他揉着眼睛朝他们道早安,保姆阿姨一听便笑,囝囝,这都几点了呀,该吃午饭了。
他还迷瞪着,叫枕边人拉进怀里跟着笑了。
午饭主食毫无疑问就是那两提小粽子,但他还不大能进食难消化的东西,因此沈铎另外煲了一锅山药粥,怕他觉得单调,还往粥里添了银鳕鱼。
出海那几天他贪玩睡不够,一回来总想往床上赖,坐到饭桌上了也没怎么醒神,舀着粥水,有一勺没一勺地往嘴里塞。
沈铎拆了粽子递过去叫他咬掉一个尖儿,保姆阿姨正帮他俩料理鸭蛋,那东西是她自己腌的,妙极了,一刀下去蛋黄的油汁咕噜噜往外冒。她一边絮絮叨叨和他聊家里的后厨一边往他面前端了一碟,他刚拿了筷子要去戳,她哦哟一声又叫起来。
宁予桐一下子刹住了左手,疑惑抬头。
瞧我这记性,她说,你下来晚我就给忙忘了,囝囝呀,老太太要我给你带话,叫你们下个月回半山去参加百日宴,她想你啦。
她这话叫宁家小少爷一脸茫然。他没想到百日宴的事儿还没完。
“……妈妈说的?”他放了筷子问。
保姆阿姨答是。
“我们?”他疑心自己听错了:“两个人?”
保姆阿姨回想了一记,肯定点头。
先生也很挂念你,她又说,他工作忙,但有时也问我你好不好。
宁家能被叫做先生的只有宁予杭。
但宁予桐没把她后面这话听进去。他的身体情况人尽皆知,因此除非自己愿意,否则不论什么宴会不论谁来请又用的是什么理由,他大可都推脱开了又或者根本不理睬。家里小辈儿的百日宴的确隆重值得庆贺,但他有他的顾虑,所以许靖舟来问的时候他才没有点头。从医院到云山苑,这段时间的所见所闻他记在心里,也很明白所谓容忍并不意味着真正的接纳。

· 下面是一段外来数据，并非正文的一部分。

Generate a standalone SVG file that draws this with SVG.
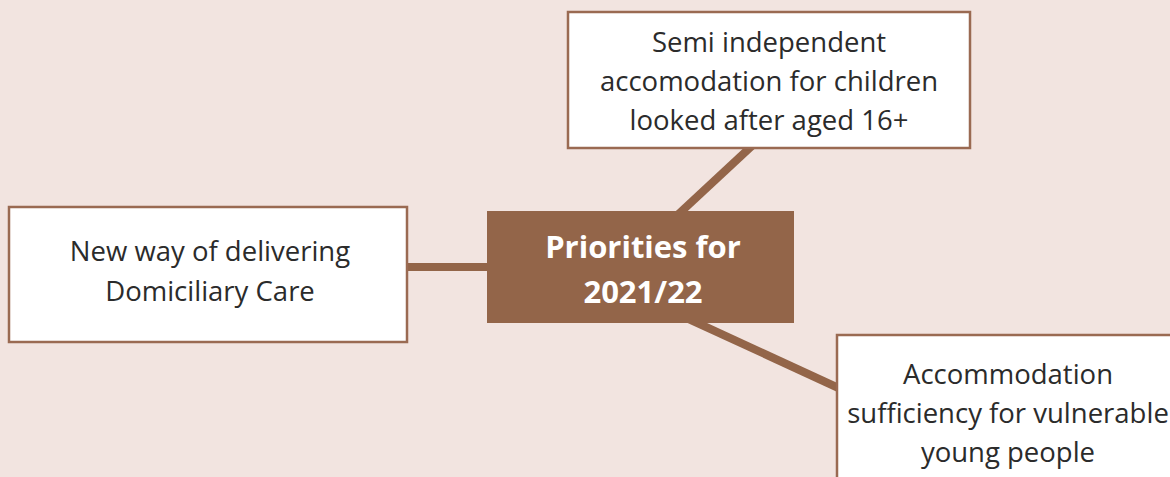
<svg xmlns="http://www.w3.org/2000/svg" width="1170" height="477" viewBox="0 0 1170 477">
<style>
.box{fill:#ffffff;stroke:#9a6a52;stroke-width:2.5}
.lbl{font-family:"Open Sans","Liberation Sans",sans-serif;font-size:27.5px;fill:#2b2b2b;text-anchor:middle}
.conn{stroke:#936549;stroke-width:8;fill:none}
.center{fill:#936549}
.ctext{font-family:"Open Sans","Liberation Sans",sans-serif;font-size:31px;font-weight:bold;fill:#ffffff;text-anchor:middle}
</style>
<rect width="1170" height="477" fill="#f2e4e0"/>
<g id="connectors">
<line class="conn" x1="400" y1="267" x2="495" y2="267"/>
<line class="conn" x1="755" y1="143" x2="670" y2="222"/>
<line class="conn" x1="680" y1="315" x2="845" y2="391"/>
</g>
<g id="center">
<rect class="center" x="487" y="211" width="307" height="112"/>
<text class="ctext" x="643" y="258">Priorities for</text>
<text class="ctext" x="643" y="303">2021/22</text>
</g>
<g id="top">
<rect class="box" x="568" y="12" width="402" height="136"/>
<text class="lbl" x="769" y="52">Semi independent</text>
<text class="lbl" x="769" y="91">accomodation for children</text>
<text class="lbl" x="769" y="130">looked after aged 16+</text>
</g>
<g id="left">
<rect class="box" x="9" y="207" width="398" height="135"/>
<text class="lbl" x="210" y="261">New way of delivering</text>
<text class="lbl" x="210" y="301">Domiciliary Care</text>
</g>
<g id="bottom">
<rect class="box" x="837" y="335" width="340" height="150"/>
<text class="lbl" x="1008" y="384">Accommodation</text>
<text class="lbl" x="1008" y="423">sufficiency for vulnerable</text>
<text class="lbl" x="1008" y="462">young people</text>
</g>
</svg>
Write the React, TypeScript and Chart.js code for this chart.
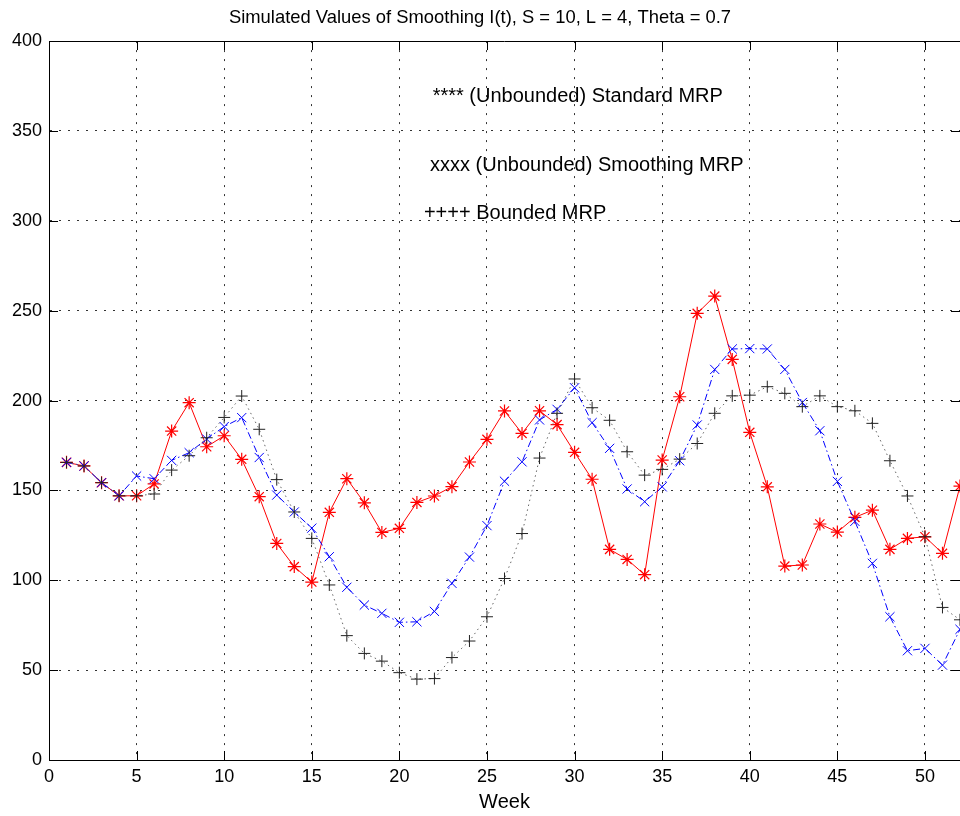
import React, { useEffect, useRef } from "react";
import { Chart, registerables } from "chart.js";

Chart.register(...registerables);

const weeks = [1, 2, 3, 4, 5, 6, 7, 8, 9, 10, 11, 12, 13, 14, 15, 16, 17, 18, 19, 20, 21, 22, 23, 24, 25, 26, 27, 28, 29, 30, 31, 32, 33, 34, 35, 36, 37, 38, 39, 40, 41, 42, 43, 44, 45, 46, 47, 48, 49, 50, 51, 52];

const standardMRP = [165.6, 163.6, 154.3, 147, 147, 153.6, 183, 198.8, 174.3, 180.4, 167.3, 146.5, 120.5, 107.6, 99, 137.8, 156.5, 143.1, 126.6, 128.9, 143.3, 146.9, 152.1, 165.8, 178.4, 194.2, 181.7, 194.3, 186.6, 171.2, 156.2, 117.2, 111.6, 103.1, 166.9, 202.1, 248.5, 258.1, 222.9, 182.3, 152, 107.9, 108.5, 131.3, 126.8, 135, 139, 117.2, 123.3, 124.2, 115, 152.4];

const smoothingMRP = [165.6, 163.6, 154.3, 147, 158, 156.5, 166.7, 171, 178.6, 185.5, 190.5, 168.3, 147.4, 138, 129, 113.1, 96.1, 86.2, 81.6, 76.6, 76.9, 82.7, 98.3, 112.9, 130.4, 155.1, 165.9, 189.2, 195.1, 207.1, 187.7, 173.4, 150.8, 143.7, 152, 166.5, 186.4, 217.3, 228.7, 228.9, 228.7, 217.3, 198.9, 183.2, 155, 132.8, 109.4, 79.7, 60.8, 62.1, 52.8, 72.7];

const boundedMRP = [165.6, 163.6, 154.3, 147, 147, 148, 161.3, 169.3, 179.3, 190.6, 202.5, 184, 156, 138, 123.3, 97.4, 69.2, 59.3, 55, 48.6, 45, 45.3, 57, 66.2, 79.7, 101, 126, 168, 192.9, 212, 196, 189, 171.5, 158.5, 161.7, 167.4, 176.1, 192.9, 202.6, 203, 207.7, 204, 196.6, 202.6, 196.6, 194.3, 187.3, 166.5, 146.9, 124.2, 84.9, 78];

const xTickValues = [0, 5, 10, 15, 20, 25, 30, 35, 40, 45, 50];
const yTickValues = [0, 50, 100, 150, 200, 250, 300, 350, 400];

const titleText = "Simulated Values of Smoothing I(t), S = 10, L = 4, Theta = 0.7";
const xAxisLabel = "Week";

const noteTexts = ["**** (Unbounded) Standard MRP", "xxxx (Unbounded) Smoothing MRP", "++++ Bounded MRP"];
const noteX = [21.9, 21.75, 21.4];
const noteY = [369, 331, 304];

const FONT = '"Liberation Sans", Arial, Helvetica, sans-serif';

const framePlugin = {
  id: "matlabFrame",
  afterDatasetsDraw(chart: any) {
    const { ctx, chartArea, scales } = chart;
    const { left, right, top, bottom } = chartArea;
    const xs = scales.x;
    const ys = scales.y;
    ctx.save();
    ctx.strokeStyle = "#000";
    ctx.lineWidth = 1;
    ctx.setLineDash([]);
    ctx.beginPath();
    const ty = Math.round(top) + 0.5;
    ctx.moveTo(left, ty);
    ctx.lineTo(right, ty);
    const tl = 9;
    xTickValues.forEach((v) => {
      const px = Math.round(xs.getPixelForValue(v)) + 0.5;
      ctx.moveTo(px, bottom);
      ctx.lineTo(px, bottom - tl);
      ctx.moveTo(px, top);
      ctx.lineTo(px, top + tl);
    });
    yTickValues.forEach((v) => {
      const py = Math.round(ys.getPixelForValue(v)) + 0.5;
      ctx.moveTo(left, py);
      ctx.lineTo(left + tl, py);
      ctx.moveTo(right, py);
      ctx.lineTo(right - tl, py);
    });
    ctx.stroke();

    ctx.fillStyle = "#000";
    ctx.font = `20px ${FONT}`;
    ctx.textAlign = "left";
    ctx.textBaseline = "middle";
    noteTexts.forEach((t, i) => {
      ctx.fillText(t, xs.getPixelForValue(noteX[i]), ys.getPixelForValue(noteY[i]));
    });
    ctx.restore();
  },
};

export default function App() {
  const canvasRef = useRef<HTMLCanvasElement | null>(null);

  useEffect(() => {
    const canvas = canvasRef.current;
    if (!canvas) return;
    const toPoints = (vals: number[]) => weeks.map((w, i) => ({ x: w, y: vals[i] }));
    const gridOpts = { color: "#333", lineWidth: 1, drawTicks: false };
    const borderOpts = { display: true, color: "#000", width: 1, dash: [2, 7] };
    const chart = new Chart(canvas, {
      type: "line",
      data: {
        datasets: [
          {
            label: "Standard MRP",
            data: toPoints(standardMRP),
            borderColor: "#ff0000",
            backgroundColor: "#ff0000",
            borderWidth: 1,
            pointStyle: "star",
            pointRadius: 6.5,
            pointBorderColor: "#ff0000",
            pointBorderWidth: 1.2,
            tension: 0,
            fill: false,
            order: 3,
          },
          {
            label: "Smoothing MRP",
            data: toPoints(smoothingMRP),
            borderColor: "#0000ff",
            backgroundColor: "#0000ff",
            borderWidth: 1,
            borderDash: [7, 3, 1.5, 3],
            pointStyle: "crossRot",
            pointRadius: 6.5,
            pointBorderColor: "#0000ff",
            pointBorderWidth: 1,
            tension: 0,
            fill: false,
            order: 2,
          },
          {
            label: "Bounded MRP",
            data: toPoints(boundedMRP),
            borderColor: "#666",
            backgroundColor: "#000",
            borderWidth: 1,
            borderDash: [1.5, 3.5],
            pointStyle: "cross",
            pointRadius: 6,
            pointBorderColor: "#222",
            pointBorderWidth: 1,
            tension: 0,
            fill: false,
            order: 1,
          },
        ],
      },
      options: {
        responsive: false,
        animation: false,
        devicePixelRatio: 1,
        layout: { padding: 0, autoPadding: false },
        plugins: {
          legend: { display: false },
          tooltip: { enabled: false },
          title: {
            display: true,
            text: titleText,
            color: "#000",
            font: { family: FONT, size: 18.4, weight: "normal" },
            padding: { top: 6.5, bottom: 12.5 },
          },
        },
        scales: {
          x: {
            type: "linear",
            min: 0,
            max: 52,
            afterBuildTicks: (s: any) => {
              s.ticks = xTickValues.map((v) => ({ value: v }));
            },
            afterFit: (s: any) => {
              s.height = 56;
              s.paddingLeft = 0;
              s.paddingRight = 0;
            },
            grid: gridOpts,
            border: borderOpts,
            ticks: {
              color: "#000",
              font: { family: FONT, size: 18 },
              padding: 6,
              maxRotation: 0,
              autoSkip: false,
            },
            title: {
              display: true,
              text: xAxisLabel,
              color: "#000",
              font: { family: FONT, size: 20 },
              padding: { top: 0, bottom: 2 },
            },
          },
          y: {
            type: "linear",
            min: 0,
            max: 400,
            afterBuildTicks: (s: any) => {
              s.ticks = yTickValues.map((v) => ({ value: v }));
            },
            afterFit: (s: any) => {
              s.width = 49;
              s.paddingTop = 0;
              s.paddingBottom = 0;
            },
            grid: gridOpts,
            border: borderOpts,
            ticks: {
              color: "#000",
              font: { family: FONT, size: 18 },
              padding: 7,
              autoSkip: false,
            },
          },
        },
      } as any,
      plugins: [framePlugin],
    });
    return () => chart.destroy();
  }, []);

  return (
    <div style={{ position: "absolute", left: 0, top: 0, width: 960, height: 816, background: "#fff" }}>
      <canvas ref={canvasRef} width={960} height={816} style={{ display: "block", width: 960, height: 816 }} />
    </div>
  );
}
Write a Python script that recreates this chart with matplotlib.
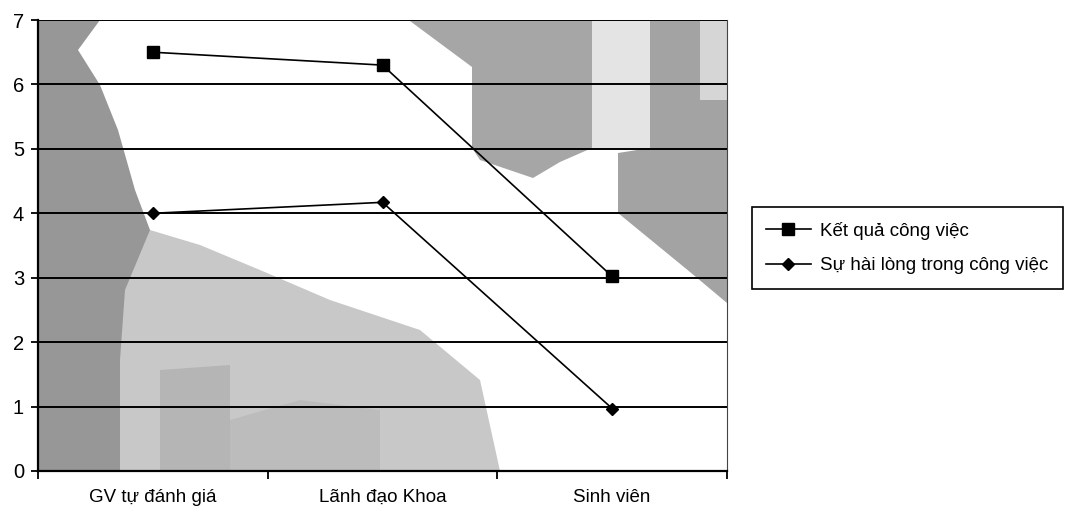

他不想起冲突或者为难人,可如今开口说这话的人是最疼爱他的母亲,他不知道从前的自己会如何处理这种问题。
沈铎是不会喜欢回半山的,尤其在跟沈家断绝关系之后。
他拿不准主意,正迟疑,反倒叫人握住了手腕。
他转过头,沈铎就着他的右手尝了一口山药粥,抬眼问保姆阿姨具体时间。
保姆阿姨说,十二号,刚好是周末。
沈铎点了头:“劳烦您跟宁姨说,我们会去的。”
“可是——”宁家小少爷一下子皱起眉来。